======== GIVEN INFORMATION ========

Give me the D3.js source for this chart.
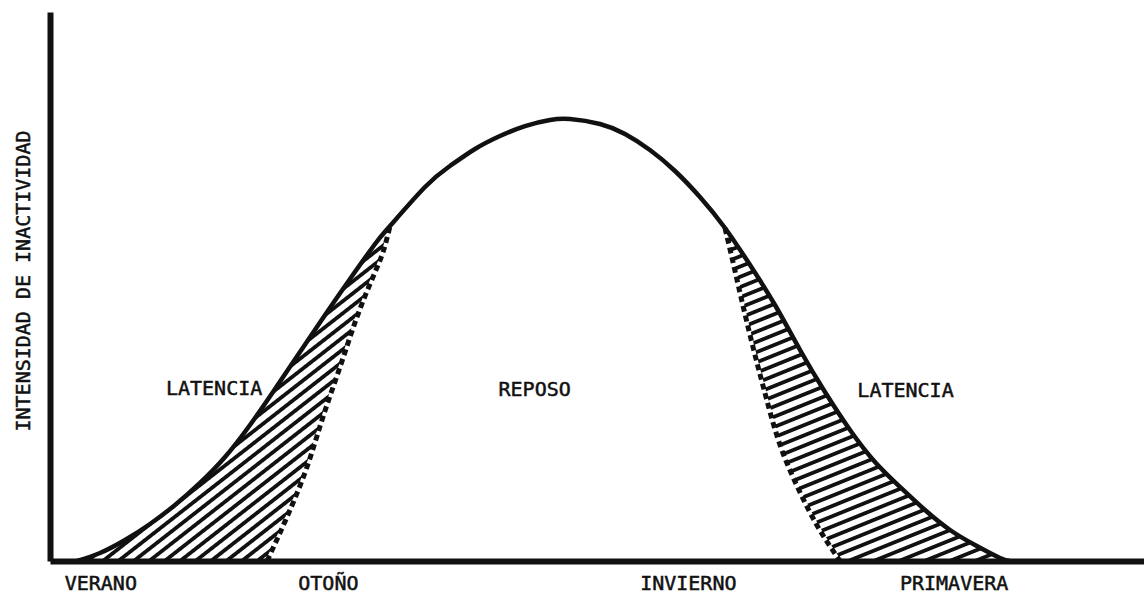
<!DOCTYPE html>
<html lang="es">
<head>
    <meta charset="utf-8">
    <title>Intensidad de inactividad</title>
    <script src="https://cdn.jsdelivr.net/npm/d3@7"></script>
    <style>
        body { margin: 0; background: #fff; }
        text { font-family: "DejaVu Sans Mono", monospace; fill: #111; stroke: #111; stroke-width: 0.5px; }
    </style>
</head>
<body>
<script>
    // outer curve: intensidad de inactividad across the year (x 0-100, y 0-100)
    const outerCurve = [
        [2.47, 0], [4.57, 1.46], [6.86, 3.83], [9.14, 6.74], [11.43, 10.2], [13.71, 14.21],
        [16.0, 18.94], [18.28, 24.77], [20.57, 31.33], [22.85, 38.07], [25.14, 44.81],
        [27.42, 51.37], [29.71, 57.74], [31.08, 61.02], [34.28, 68.12], [36.56, 71.95],
        [38.85, 75.05], [41.13, 77.41], [43.42, 79.23], [45.7, 80.33], [47.53, 80.51],
        [50.27, 79.6], [52.56, 77.78], [54.84, 74.86], [57.13, 71.04], [59.41, 66.3],
        [61.7, 60.66], [63.99, 53.92], [66.27, 46.63], [68.56, 38.43], [70.84, 30.78],
        [73.13, 23.86], [75.41, 18.03], [77.7, 13.48], [79.98, 9.29], [82.27, 5.65],
        [84.55, 2.91], [86.84, 0.55], [87.75, 0]
    ];
    // dashed boundaries between latencia and reposo
    const innerLeft = [
        [19.84, 0], [21.66, 8.01], [23.49, 17.12], [24.95, 26.23], [26.51, 35.34],
        [28.06, 44.44], [29.52, 51.73], [30.44, 56.28], [31.08, 61.02]
    ];
    const innerRight = [
        [61.7, 60.66], [62.43, 54.46], [63.16, 48.09], [64.26, 38.98], [65.45, 29.87],
        [66.73, 21.13], [68.37, 13.3], [70.2, 6.19], [72.21, 0]
    ];

    const seasons = ["VERANO", "OTOÑO", "INVIERNO", "PRIMAVERA"];
    const seasonPos = [4.6, 25.4, 58.3, 82.6];

    const regionLabels = ["LATENCIA", "REPOSO", "LATENCIA"];
    const regionLabelX = [15.0, 44.3, 78.2];
    const regionLabelY = [30.2, 30.0, 29.8];

    const W = 1144, H = 604;
    const svg = d3.select("body").append("svg")
        .attr("width", W).attr("height", H);

    const x = d3.scaleLinear().domain([0, 100]).range([50, 1144]);
    const y = d3.scaleLinear().domain([0, 100]).range([561, 12]);

    const line = d3.line()
        .x(d => x(d[0])).y(d => y(d[1]))
        .curve(d3.curveNatural);

    // hatch patterns
    const defs = svg.append("defs");
    const hatch = (id, angle, gap, thick) => {
        defs.append("pattern")
            .attr("id", id)
            .attr("patternUnits", "userSpaceOnUse")
            .attr("width", 12).attr("height", gap)
            .attr("patternTransform", `rotate(${angle})`)
            .append("rect")
            .attr("width", 12).attr("height", thick)
            .attr("fill", "#111");
    };
    hatch("hatchL", -38, 9.5, 3.8);
    hatch("hatchR", -22, 9.5, 3.8);

    const toPts = arr => arr.map(d => [x(d[0]), y(d[1])].join(",")).join("L");

    // left latencia region
    const mergeL = outerCurve.findIndex(d => d[0] === innerLeft[innerLeft.length - 1][0]);
    const leftShape = line(outerCurve.slice(0, mergeL + 1)) + "L" +
        toPts(innerLeft.slice().reverse()) + "Z";
    svg.append("path").attr("d", leftShape).attr("fill", "url(#hatchL)");

    // right latencia region
    const mergeR = outerCurve.findIndex(d => d[0] === innerRight[0][0]);
    const rightShape = line(outerCurve.slice(mergeR)) + "L" +
        toPts(innerRight.slice().reverse()) + "Z";
    svg.append("path").attr("d", rightShape).attr("fill", "url(#hatchR)");

    // dashed inner boundaries
    [innerLeft, innerRight].forEach(arr => {
        svg.append("path")
            .attr("d", line(arr))
            .attr("fill", "none")
            .attr("stroke", "#fff")
            .attr("stroke-width", 3);
        svg.append("path")
            .attr("d", line(arr))
            .attr("fill", "none")
            .attr("stroke", "#111")
            .attr("stroke-width", 5)
            .attr("stroke-dasharray", "6 4");
    });

    // outer curve
    svg.append("path")
        .attr("d", line(outerCurve))
        .attr("fill", "none")
        .attr("stroke", "#111")
        .attr("stroke-width", 4.5);

    // axes
    const xAxis = svg.append("g")
        .attr("transform", `translate(0,${y(0)})`)
        .call(d3.axisBottom(x)
            .tickValues(seasonPos)
            .tickFormat((d, i) => seasons[i])
            .tickSize(0).tickSizeOuter(0).tickPadding(15));
    xAxis.select(".domain").attr("stroke", "#111").attr("stroke-width", 6);
    xAxis.selectAll("text").attr("font-size", 20)
        .style("font-family", '"DejaVu Sans Mono", monospace')
        .attr("fill", "#111").attr("stroke", "#111").attr("stroke-width", 0.5);

    const yAxis = svg.append("g")
        .attr("transform", `translate(${x(0)},0)`)
        .call(d3.axisLeft(y).tickValues([]).tickSizeOuter(0));
    yAxis.select(".domain").attr("stroke", "#111").attr("stroke-width", 6);

    svg.append("text")
        .attr("transform", "translate(30,281) rotate(-90)")
        .attr("text-anchor", "middle")
        .attr("font-size", 20)
        .text("INTENSIDAD DE INACTIVIDAD");

    svg.selectAll("text.region")
        .data(regionLabels)
        .join("text")
        .attr("class", "region")
        .attr("x", (d, i) => x(regionLabelX[i]))
        .attr("y", (d, i) => y(regionLabelY[i]))
        .attr("text-anchor", "middle")
        .attr("font-size", 20)
        .text(d => d);
</script>
</body>
</html>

========

▸ WHAT TO PRODUCE
Write out again, exactly, the lines from the start of the listing up to the line containing "const regionLabelY = [30.2, 30.0, 29.8];", with both ends and without pictures.

▸ ANSWER TO THIS TASK
Give me the D3.js source for this chart.
<!DOCTYPE html>
<html lang="es">
<head>
    <meta charset="utf-8">
    <title>Intensidad de inactividad</title>
    <script src="https://cdn.jsdelivr.net/npm/d3@7"></script>
    <style>
        body { margin: 0; background: #fff; }
        text { font-family: "DejaVu Sans Mono", monospace; fill: #111; stroke: #111; stroke-width: 0.5px; }
    </style>
</head>
<body>
<script>
    // outer curve: intensidad de inactividad across the year (x 0-100, y 0-100)
    const outerCurve = [
        [2.47, 0], [4.57, 1.46], [6.86, 3.83], [9.14, 6.74], [11.43, 10.2], [13.71, 14.21],
        [16.0, 18.94], [18.28, 24.77], [20.57, 31.33], [22.85, 38.07], [25.14, 44.81],
        [27.42, 51.37], [29.71, 57.74], [31.08, 61.02], [34.28, 68.12], [36.56, 71.95],
        [38.85, 75.05], [41.13, 77.41], [43.42, 79.23], [45.7, 80.33], [47.53, 80.51],
        [50.27, 79.6], [52.56, 77.78], [54.84, 74.86], [57.13, 71.04], [59.41, 66.3],
        [61.7, 60.66], [63.99, 53.92], [66.27, 46.63], [68.56, 38.43], [70.84, 30.78],
        [73.13, 23.86], [75.41, 18.03], [77.7, 13.48], [79.98, 9.29], [82.27, 5.65],
        [84.55, 2.91], [86.84, 0.55], [87.75, 0]
    ];
    // dashed boundaries between latencia and reposo
    const innerLeft = [
        [19.84, 0], [21.66, 8.01], [23.49, 17.12], [24.95, 26.23], [26.51, 35.34],
        [28.06, 44.44], [29.52, 51.73], [30.44, 56.28], [31.08, 61.02]
    ];
    const innerRight = [
        [61.7, 60.66], [62.43, 54.46], [63.16, 48.09], [64.26, 38.98], [65.45, 29.87],
        [66.73, 21.13], [68.37, 13.3], [70.2, 6.19], [72.21, 0]
    ];

    const seasons = ["VERANO", "OTOÑO", "INVIERNO", "PRIMAVERA"];
    const seasonPos = [4.6, 25.4, 58.3, 82.6];

    const regionLabels = ["LATENCIA", "REPOSO", "LATENCIA"];
    const regionLabelX = [15.0, 44.3, 78.2];
    const regionLabelY = [30.2, 30.0, 29.8];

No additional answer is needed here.